The plank he focused on most was finding conservation money to buy up private land, and requiring developers to make development conditional on some form of set-aside ratio between development and conservation. He mentioned the North Florida Land Trust and other groups. ““I want to see certain areas out here just like Princess Place,” he said of the county preserve secured through a property surtax for land preservation still on the books. But residents said they’d heard all that before, too.
“It’s admirable of you to offer a way in which we could acquire land,” Carol Scott told Mullins. “Well, I’m not particularly interested in taking my grandchildren’s endowment and purchase that land.” She said her family has donated to land trusts before, but it’s “very difficult to obtain funding to do this sort of thing, I’m not trying to be negative, but that’s the bottom line.”
Hansen remained almost entirely silent through the town hall but for two clarifications. “I’m still pissed about the vote,” Hansen said after the town hall. “We had the chance to stop this, and I tried. I made the best argument I could make and I lost. We had the chance. For him to sit up there and say they need to strengthen the rules, all he had to do is vote no and we’d have stopped it.
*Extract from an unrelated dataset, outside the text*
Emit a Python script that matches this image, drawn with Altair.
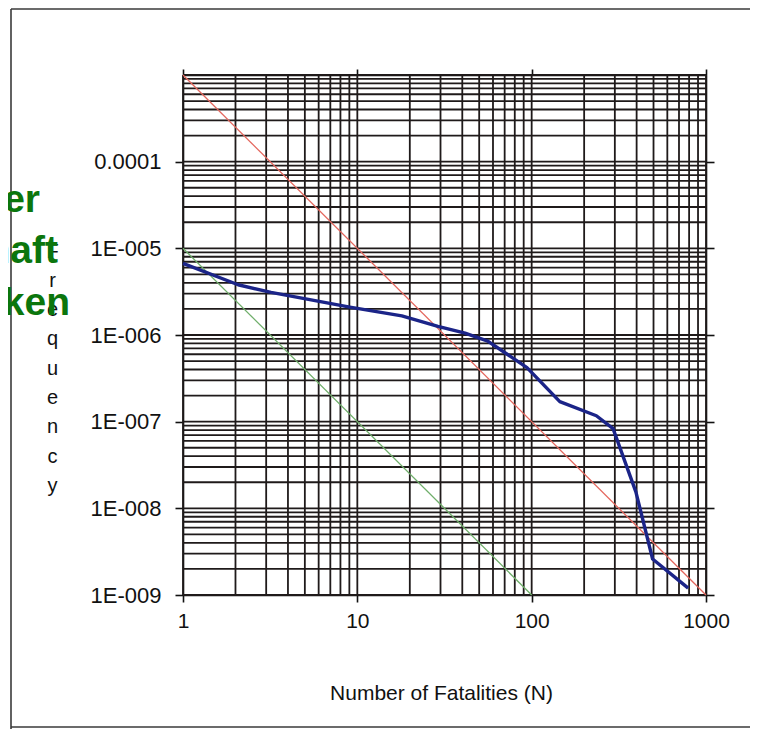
import altair as alt
import pandas as pd

# ---------------- data ----------------
# Blue F-N curve
curve_n = [1, 2.07, 3.2, 9.05, 18, 29, 41.5, 56, 94, 145, 235, 293, 396, 494, 790]
curve_f = [6.7e-6, 3.8e-6, 3.1e-6, 2.1e-6, 1.66e-6, 1.26e-6, 1.05e-6, 8.5e-7,
           4.2e-7, 1.7e-7, 1.17e-7, 8.3e-8, 1.55e-8, 2.6e-9, 1.2e-9]

# Upper criterion line (red) and lower criterion line (green)
red_n = [1, 1000]
red_f = [1e-3, 1e-9]
green_n = [1, 100]
green_f = [1e-5, 1e-9]

# Axis ticks and labels
x_ticks = [1, 10, 100, 1000]
x_tick_labels = ["1", "10", "100", "1000"]
y_ticks = [1e-4, 1e-5, 1e-6, 1e-7, 1e-8, 1e-9]
y_tick_labels = ["0.0001", "1E-005", "1E-006", "1E-007", "1E-008", "1E-009"]

# Log grid lines (1..9 per decade)
x_grid = [m * 10 ** e for e in range(0, 3) for m in range(1, 10)] + [1000]
y_grid = [m * 10.0 ** e for e in range(-9, -3) for m in range(1, 10)] + [1e-3]

# Slide text fragments cut off at the left edge
slide_words = ["er", "haft", "ken"]

# ---------------- chart ----------------
FONT = "Liberation Sans"
INK = "#111111"
GRID = "#1f1a1a"

xs = alt.Scale(type="log", domain=[1, 1000], nice=False)
ys = alt.Scale(type="log", domain=[1e-9, 1e-3], nice=False)

x_label_expr = "[" + ",".join(f"'{s}'" for s in x_tick_labels) + "][round(log(datum.value)/LN10)]"
y_label_expr = "[" + ",".join(f"'{s}'" for s in y_tick_labels) + "][round(-4 - log(datum.value)/LN10)]"

x_axis = alt.Axis(
    orient="bottom", values=x_ticks, labelExpr=x_label_expr, grid=False,
    tickSize=7, tickColor=INK, tickWidth=1.6, domainColor=INK, domainWidth=1.6,
    labelFont=FONT, labelFontSize=21, labelColor=INK, labelPadding=8,
    labelFlush=False,
    title="Number of Fatalities (N)", titleFont=FONT, titleFontSize=21,
    titleFontWeight="normal", titleColor=INK, titleX=258, titleY=98,
    titleBaseline="middle", titleAlign="center",
)
y_axis = alt.Axis(
    orient="left", values=y_ticks, labelExpr=y_label_expr, grid=False,
    tickSize=8, tickColor=INK, tickWidth=1.6, domainColor=INK, domainWidth=1.6,
    labelFont=FONT, labelFontSize=22, labelColor=INK, labelPadding=14,
    title=list("Frequency"), titleAngle=0, titleX=-131, titleY=166,
    titleAlign="center", titleBaseline="top", titleLineHeight=29.3,
    titleFont=FONT, titleFontSize=20, titleFontWeight="normal", titleColor=INK,
)
x_top = alt.Axis(orient="top", values=x_ticks, labels=False, grid=False, title=None,
                 tickSize=6, tickColor=INK, tickWidth=1.6, domainColor=INK, domainWidth=1.6)
y_right = alt.Axis(orient="right", values=y_ticks, labels=False, grid=False, title=None,
                   tickSize=8, tickColor=INK, tickWidth=1.6, domainColor=INK, domainWidth=1.6)

vgrid = alt.Chart(pd.DataFrame({"n": x_grid})).mark_rule(
    color=GRID, strokeWidth=1.8).encode(x=alt.X("n:Q", scale=xs, axis=None))
hgrid = alt.Chart(pd.DataFrame({"f": y_grid})).mark_rule(
    color=GRID, strokeWidth=1.8).encode(y=alt.Y("f:Q", scale=ys, axis=None))

red = alt.Chart(pd.DataFrame({"n": red_n, "f": red_f})).mark_line(
    color="#e4675e", strokeWidth=1.3).encode(
    x=alt.X("n:Q", scale=xs, axis=x_top),
    y=alt.Y("f:Q", scale=ys, axis=y_right))

green = alt.Chart(pd.DataFrame({"n": green_n, "f": green_f})).mark_line(
    color="#6fae6a", strokeWidth=1.3).encode(
    x=alt.X("n:Q", scale=xs, axis=None),
    y=alt.Y("f:Q", scale=ys, axis=None))

blue = alt.Chart(pd.DataFrame({"n": curve_n, "f": curve_f})).mark_line(
    color="#1b2488", strokeWidth=3.4, strokeJoin="round").encode(
    x=alt.X("n:Q", scale=xs, axis=x_axis),
    y=alt.Y("f:Q", scale=ys, axis=y_axis))

# paper edges (decoration)
edges = [
    alt.Chart(pd.DataFrame({"k": [0]})).mark_rule(color="#3a3a3a", strokeWidth=1.6).encode(
        x=alt.value(-172), y=alt.value(-66), y2=alt.value(660)),
    alt.Chart(pd.DataFrame({"k": [0]})).mark_rule(color="#3a3a3a", strokeWidth=1.6).encode(
        x=alt.value(-172), x2=alt.value(575), y=alt.value(-66)),
    alt.Chart(pd.DataFrame({"k": [0]})).mark_rule(color="#3a3a3a", strokeWidth=1.6).encode(
        x=alt.value(-172), x2=alt.value(575), y=alt.value(652)),
]

word_pos = [(-143, 137), (-125, 188), (-113, 240)]
words = [
    alt.Chart(pd.DataFrame({"t": [w]})).mark_text(
        font=FONT, fontSize=39, fontWeight="bold", color="#0b760d",
        align="right", baseline="alphabetic").encode(
        text="t:N", x=alt.value(px), y=alt.value(py))
    for w, (px, py) in zip(slide_words, word_pos)
]

chart = alt.layer(
    vgrid, hgrid, *edges, green, red, blue, *words
).resolve_axis(
    x="independent", y="independent"
).properties(
    width=523, height=520,
    autosize=alt.AutoSizeParams(type="none"),
    padding={"left": 175, "top": 67, "right": 44, "bottom": 134},
    background="white",
).configure_view(stroke=None)

chart.save("out.html", embed_options={"renderer": "svg", "actions": False})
The tools are in place. The tools are in place to manage development. We have to use them. That was the point I was trying to make. I don’t think this was a valid PUD. It just wasn’t, doesn’t fit the definition of a PUD.”
Hansen wasn’t pleased with Mullins calling a town hall in Hansen’s own district. But he didn’t object to the ideas behind Mullins’s approach.
“I understand what he’s trying to say,” Hansen said. “But accomplishing all that, you can’t get private citizens to pony up money to buy land. No. That’s never going to happen. We’ve already gone to these land trusts three years ago. We went to them. They’ve got us on the radar. This is nothing new. We’ve already done all this, and we’re trying to get them interested. So maybe it’s good that he’s reenergizing, maybe he’ll go up and poke the bear a little bit. Maybe they’ll speed us up. So it’s good. It’s good. Take his energy, he’s got a lot of energy. Let him go. Let him poke the bear. Maybe he can get somebody to actually do something.”